> Backpropagation_
Hinton made backpropagation practical for multi-layer networks.
> DEEP DIVE_
The story of backpropagation — the algorithm that makes modern deep learning possible — is a story of an idea discovered, forgotten, rediscovered, and finally recognized. The basic concept was first described by Henry J. Kelley in 1960 in the context of control theory, and independently by Stuart Dreyfus in 1962. In 1969, Arthur Bryson and Yu-Chi Ho included it in their textbook on optimization. Paul Werbos described its application to neural networks in his 1974 PhD thesis at Harvard, but the thesis was largely ignored. The idea simply could not get traction in the frozen landscape of the first AI winter, when neural networks were considered a dead end thanks to Minsky and Papert.
Everything changed in 1986, when David Rumelhart, Geoffrey Hinton, and Ronald Williams published "Learning Representations by Back-propagating Errors" in the journal Nature. The paper was just two and a half pages long, but it demonstrated clearly and convincingly that multi-layer neural networks could be trained using backpropagation to learn complex, non-linear functions. This was the answer to Minsky and Papert's devastating 1969 critique: yes, single-layer perceptrons could not solve the XOR problem, but multi-layer networks trained with backpropagation could solve XOR and vastly more complex problems besides. The key insight was the chain rule of calculus: by propagating error signals backward through the network, layer by layer, you could compute how much each weight contributed to the overall error and adjust it accordingly.
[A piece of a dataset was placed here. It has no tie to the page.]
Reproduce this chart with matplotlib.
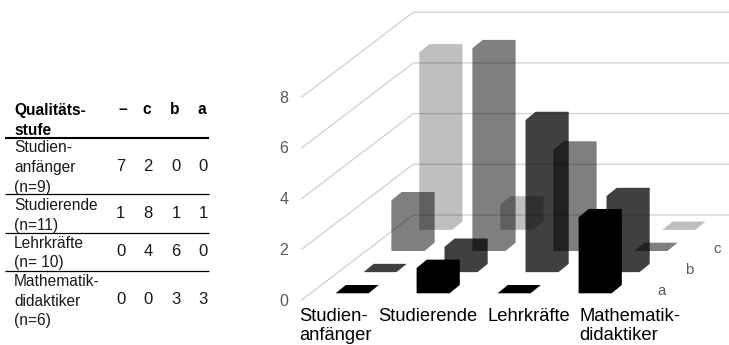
import matplotlib
matplotlib.use("Agg")
import matplotlib.pyplot as plt
from matplotlib.patches import Polygon

plt.rcParams['font.family'] = ['Liberation Sans', 'DejaVu Sans']

# ---- data ----
table_header = ["Qualitäts-\nstufe", "–", "c", "b", "a"]
row_labels = ["Studien-\nanfänger\n(n=9)", "Studierende\n(n=11)", "Lehrkräfte\n(n= 10)", "Mathematik-\ndidaktiker\n(n=6)"]
chart_categories = ["Studien-\nanfänger", "Studierende", "Lehrkräfte", "Mathematik-\ndidaktiker"]
series_dash = [7, 1, 0, 0]
series_c = [2, 8, 4, 0]
series_b = [0, 1, 6, 3]
series_a = [0, 1, 0, 3]
value_ticks = [0, 2, 4, 6, 8]
depth_labels = ["a", "b", "c"]

# series front to back, each black with its own opacity (multiplies like the original)
series = [series_a, series_b, series_c, series_dash]
series_alpha = [1.0, 0.75, 0.5, 0.25]

# ---- oblique projection, in figure pixels ----
UNIT = 25.35          # px per value unit
CAT_STEP = 81.0       # px between categories
DEPTH_X, DEPTH_Y = 27.9, 21.15   # px per series row
BAR_W = 33.0
BAR_DX, BAR_DY = 10.2, 8.3
X0, Y0 = 335.6, 293.3  # front-left corner of first bar


def base(cat, depth):
    return X0 + CAT_STEP * cat + DEPTH_X * depth, Y0 - DEPTH_Y * depth


def bar_outline(cat, depth, value):
    x, y = base(cat, depth)
    top = y - UNIT * value
    return [(x, y), (x, top), (x + BAR_DX, top - BAR_DY),
            (x + BAR_W + BAR_DX, top - BAR_DY), (x + BAR_W + BAR_DX, y - BAR_DY), (x + BAR_W, y)]


fig = plt.figure(figsize=(7.29, 3.45), dpi=100)
ax = fig.add_axes([0, 0, 1, 1])
ax.set_xlim(0, 729)
ax.set_ylim(345, 0)
ax.axis("off")

# ---- walls ----
GRID = "#d4d4d4"
for v in value_ticks:
    y_front = 300.0 - UNIT * v
    y_back = 215.0 - UNIT * v
    ax.plot([301.7, 413.3, 729], [y_front, y_back, y_back], color=GRID, lw=1.0, zorder=1)
    ax.text(284, y_front + 1, str(v), color="#595959", fontsize=11.5, ha="center", va="center")

# ---- bars, back to front ----
for depth in range(3, -1, -1):
    for cat in range(4):
        ax.add_patch(Polygon(bar_outline(cat, depth, series[depth][cat]), closed=True,
                             facecolor="black", edgecolor="none",
                             alpha=series_alpha[depth], zorder=2 + (3 - depth)))

# ---- axis labels ----
for cat, (name, xp) in enumerate(zip(chart_categories, [299.5, 378, 487.5, 579.5])):
    ax.text(xp, 308, name, color="black", fontsize=13.2, ha="left", va="top", linespacing=1.19)
for depth, name in enumerate(depth_labels):
    ax.text(661.5 + DEPTH_X * depth, 291 - DEPTH_Y * depth, name, color="#595959",
            fontsize=10.8, ha="center", va="center")

# ---- table ----
TABLE_TXT = "#1a1a1a"
header_x = [123, 146.5, 175, 201.5]
col_x = [120.7, 148, 176, 203]
ax.text(14, 103, table_header[0], fontsize=11.2, fontweight="bold", color="black",
        ha="left", va="top", linespacing=1.38)
for x, h in zip(header_x, table_header[1:]):
    ax.text(x, 110, h, fontsize=11.2, fontweight="bold", color="black", ha="center", va="center")

row_top = [140.5, 198, 235.7, 274]
row_mid = [166.7, 214, 252, 299.5]
rules = [137.7, 194.3, 232.7, 270.7]
for i, y in enumerate(rules):
    ax.plot([5.5, 209], [y, y], color="black", lw=1.5 if i == 0 else 0.9, solid_capstyle="butt", zorder=5)
rows = list(zip(series_dash, series_c, series_b, series_a))
for label, top, mid, vals in zip(row_labels, row_top, row_mid, rows):
    ax.text(14, top, label, fontsize=11.2, color=TABLE_TXT, ha="left", va="top", linespacing=1.38)
    for x, v in zip(col_x, vals):
        ax.text(x, mid, str(v), fontsize=12, color=TABLE_TXT, ha="center", va="center")

fig.savefig("out.png", dpi=100)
The 1986 paper was part of a broader intellectual movement known as the PDP (Parallel Distributed Processing) group, led by Rumelhart and James McClelland. Their two-volume book, "Parallel Distributed Processing: Explorations in the Microstructure of Cognition," published the same year, was a manifesto for connectionism — the idea that intelligence emerges from the interactions of many simple processing units, rather than from explicit rules and symbols. It was a direct challenge to the symbolic AI paradigm that had dominated the field since Dartmouth. The PDP volumes became unlikely bestsellers in academic publishing, selling tens of thousands of copies and inspiring a new generation of researchers to work on neural networks.
Yet backpropagation's triumph was not immediate. The algorithm had serious practical limitations in the 1980s. Training deep networks — those with many layers — was painfully slow on the hardware available at the time. Worse, deep networks suffered from the "vanishing gradient problem": as error signals were propagated backward through many layers, they shrank exponentially, meaning that early layers learned almost nothing. Networks with more than two or three hidden layers were effectively untrainable. It would take another 20 years — until Geoffrey Hinton's 2006 breakthrough with deep belief networks — before researchers found ways to train truly deep networks. But the 1986 paper had established the principle. Backpropagation was the engine; it just needed a faster car to put it in. That car would eventually come in the form of GPUs, big data, and a series of clever architectural innovations that turned a two-page Nature paper into a trillion-dollar industry.